The album's second single, "Tunnel Vision", was released on February 17, 2017. The song was produced by Metro Boomin, Southside and Cubeatz. The song debuted at number 27, and then later peaked at number six, becoming Kodak's first top 10 hit on the US Billboard Hot 100, and at number 17 on the Canadian Hot 100.
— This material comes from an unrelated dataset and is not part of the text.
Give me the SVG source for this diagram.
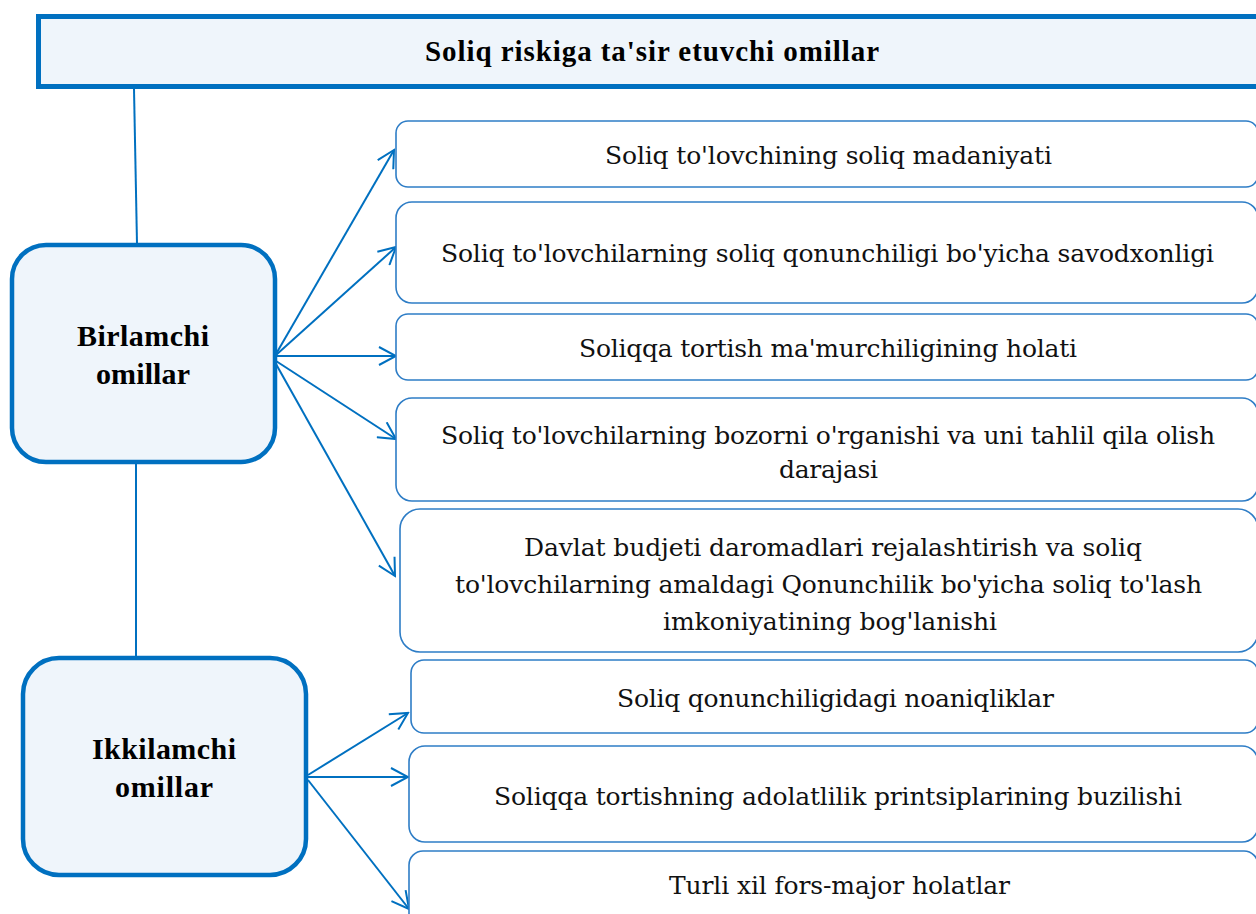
<svg xmlns="http://www.w3.org/2000/svg" width="1256" height="914" viewBox="0 0 1256 914">
<style>
.title{fill:#EFF5FB;stroke:#0070C0;stroke-width:5}
.main{fill:#EFF5FB;stroke:#0070C0;stroke-width:4.5}
.leaf{fill:#FFFFFF;stroke:#2E7DC6;stroke-width:1.6}
.t{font-family:"DejaVu Serif","Liberation Serif",serif;font-size:25px;fill:#111;text-anchor:middle}
.b{font-family:"Liberation Serif","DejaVu Serif",serif;font-weight:bold;fill:#000;text-anchor:middle}
.con{stroke:#0070C0;stroke-width:2;fill:none}
</style>
<defs>
<marker id="arr" viewBox="0 0 20 20" refX="18" refY="10" markerWidth="20" markerHeight="20" markerUnits="userSpaceOnUse" orient="auto">
<path d="M1,1 L18,10 L1,19" fill="none" stroke="#0070C0" stroke-width="2"/>
</marker>
</defs>
<g id="connectors">
<line class="con" x1="134" y1="89" x2="137" y2="244"/>
<line class="con" x1="136" y1="464" x2="136" y2="657"/>
<line class="con" x1="276" y1="354" x2="394" y2="150" marker-end="url(#arr)"/>
<line class="con" x1="276" y1="355" x2="396" y2="247" marker-end="url(#arr)"/>
<line class="con" x1="276" y1="356" x2="396" y2="356" marker-end="url(#arr)"/>
<line class="con" x1="276" y1="361" x2="396" y2="439" marker-end="url(#arr)"/>
<line class="con" x1="276" y1="364" x2="395" y2="576" marker-end="url(#arr)"/>
<line class="con" x1="308" y1="775" x2="408" y2="713" marker-end="url(#arr)"/>
<line class="con" x1="308" y1="777" x2="408" y2="777" marker-end="url(#arr)"/>
<line class="con" x1="308" y1="780" x2="409" y2="909" marker-end="url(#arr)"/>
</g>
<g id="title">
<rect class="title" x="38.5" y="16.5" width="1240" height="70"/>
<text class="b" x="652" y="61" font-size="29" textLength="454">Soliq riskiga ta'sir etuvchi omillar</text>
</g>
<g id="birlamchi">
<rect class="main" x="12" y="245" width="263" height="217" rx="34"/>
<text class="b" x="143" y="346" font-size="30" textLength="132">Birlamchi</text>
<text class="b" x="143" y="384" font-size="30" textLength="94">omillar</text>
</g>
<g id="ikkilamchi">
<rect class="main" x="23" y="658" width="283" height="217" rx="36"/>
<text class="b" x="164" y="759" font-size="30" textLength="144">Ikkilamchi</text>
<text class="b" x="164" y="797" font-size="30" textLength="98">omillar</text>
</g>
<g id="f1">
<rect class="leaf" x="396" y="121" width="862" height="66" rx="12"/>
<text class="t" x="828.5" y="164" textLength="447">Soliq to'lovchining soliq madaniyati</text>
</g>
<g id="f2">
<rect class="leaf" x="396" y="202" width="862" height="101" rx="16"/>
<text class="t" x="827.5" y="262" textLength="773">Soliq to'lovchilarning soliq qonunchiligi bo'yicha savodxonligi</text>
</g>
<g id="f3">
<rect class="leaf" x="396" y="314" width="862" height="66" rx="12"/>
<text class="t" x="828" y="357" textLength="498">Soliqqa tortish ma'murchiligining holati</text>
</g>
<g id="f4">
<rect class="leaf" x="396" y="398" width="862" height="103" rx="16"/>
<text class="t" x="828" y="444" textLength="774">Soliq to'lovchilarning bozorni o'rganishi va uni tahlil qila olish</text>
<text class="t" x="828.5" y="478" textLength="99">darajasi</text>
</g>
<g id="f5">
<rect class="leaf" x="400" y="509" width="858" height="143" rx="20"/>
<text class="t" x="833" y="556" textLength="618">Davlat budjeti daromadlari rejalashtirish va soliq</text>
<text class="t" x="828.5" y="593" textLength="747">to'lovchilarning amaldagi Qonunchilik bo'yicha soliq to'lash</text>
<text class="t" x="830" y="630" textLength="334">imkoniyatining bog'lanishi</text>
</g>
<g id="f6">
<rect class="leaf" x="411" y="660" width="847" height="73" rx="13"/>
<text class="t" x="835.5" y="707" textLength="437">Soliq qonunchiligidagi noaniqliklar</text>
</g>
<g id="f7">
<rect class="leaf" x="409" y="746" width="849" height="96" rx="16"/>
<text class="t" x="838" y="805" textLength="688">Soliqqa tortishning adolatlilik printsiplarining buzilishi</text>
</g>
<g id="f8">
<rect class="leaf" x="409" y="851" width="849" height="90" rx="14"/>
<text class="t" x="839.5" y="894" textLength="341">Turli xil fors-major holatlar</text>
</g>
</svg>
==Commercial performance==
Painting Pictures debuted at number three on the US Billboard 200, with 71,000 album-equivalent units, of which 51,000 were streaming units and 15,000 were pure album sales in the first week. In its second week the EP dropped to number eight on the chart with 39,000 album-equivalent units. On November 13, 2019, the album was certified platinum by the Recording Industry Association of America (RIAA) for combined sales and album-equivalent units of over a million units in the United States.

==Track listing==

Notes
- signifies a co-producer
- The original version of "Patty Cake" contained samples from "Assault" from the Final Fantasy X: Piano Collections soundtrack composed by Nobuo Uematsu

Painting Pictures track listing
| No. | Title | Writer(s) | Producer(s) | Length |
|---|---|---|---|---|
| 1. | "Day for Day" | Dieuson "Kodak Black" Octave; Benjamin Diehl; Ian Lewis; | Ben Billions; Schife; | 2:48 |
| 2. | "Coolin and Booted" | Octave; Diehl; Danny Schofield; | Ben Billions; DannyBoyStyles; | 3:34 |
| 3. | "Candy Paint" (featuring Bun B) | Octave; Bernard Freeman; Kevin Price; Jan Branicki; | Go Grizzly; Dreamlife; | 3:38 |
| 4. | "Up in Here" | Octave; Rex Kudo; Ryan Vojtesak; | Rex Kudo; Charlie Handsome; | 2:55 |
| 5. | "U Ain't Never" | Octave; Diehl; | Ben Billions | 3:29 |
| 6. | "Twenty 8" | Octave; Daris Meachem; | D Stackz | 2:59 |
| 7. | "Patty Cake" | Octave; Diehl; Courtney Clyburn; Nick Seeley; | Ben Billions; Ness; Nick Seeley^{[a]}; | 3:18 |
| 8. | "Save You" | Octave; Diehl; Navraj Goraya; | Ben Billions; Nav; | 3:58 |
| 9. | "Conscience" (featuring Future) | Octave; Nayvadius Wilburn; Dwan Avery; Shawn Kyles; | DY; Cicero; | 3:39 |
| 10. | "Tunnel Vision" | Octave; Leland Wayne; Joshua Luellen; Kevin Gomringer; Tim Gomringer; | Metro Boomin; Southside; Cubeatz; | 4:28 |
| 11. | "Corrlinks and JPay" | Octave; Michael Williams II; Samuel Gloade; | Mike Will Made It; 30 Roc; | 3:02 |
| 12. | "Reminiscing" (featuring A Boogie wit da Hoodie) | Octave; Artist Dubose; Diehl; Derek Garcia; | Ben Billions; Dyryk; | 3:45 |
| 13. | "Side Nigga" | Octave; Jermaine Smith; | C-Clip Beatz | 3:29 |
| 14. | "Off the Land" | Octave; Wesley Glass; Kudo; | Wheezy; Rex Kudo; | 3:45 |
| 15. | "Top Off Benz" (featuring Young Thug) | Octave; Jeffery Williams; Glass; | Wheezy | 4:02 |
| 16. | "Feeling Like" (featuring Jeezy) | Octave; Jay "Jeezy" Jenkins; Carlton Mays, Jr.; | Honorable C.N.O.T.E.; Derelle Rideout^{[a]}; | 3:48 |
| 17. | "Why They Call You Kodak" | Octave; Diehl; | Ben Billions | 3:33 |
| 18. | "There He Go" | Octave; Aaron Lockhart, Jr.; Damion Williams; | Dubba-AA; DJ Swift^{[a]}; | 3:16 |
| Total length: |  |  |  | 63:26 |

==Charts==

===Weekly charts===

| Chart (2017) | Peak position |
|---|---|
| Canadian Albums (Billboard) | 5 |
| Dutch Albums (Album Top 100) | 88 |
| New Zealand Heatseeker Albums (RMNZ) | 4 |
| US Billboard 200 | 3 |
| US Top R&B/Hip-Hop Albums (Billboard) | 2 |

===Year-end charts===

| Chart (2017) | Position |
|---|---|
| US Billboard 200 | 48 |
| US Top R&B/Hip-Hop Albums (Billboard) | 22 |

==Certifications==

Certifications for Painting Pictures
| Region | Certification | Certified units/sales |
| United States (RIAA) | 2× Platinum | 2,000,000^{‡} |
^{‡} Sales+streaming figures based on certification alone.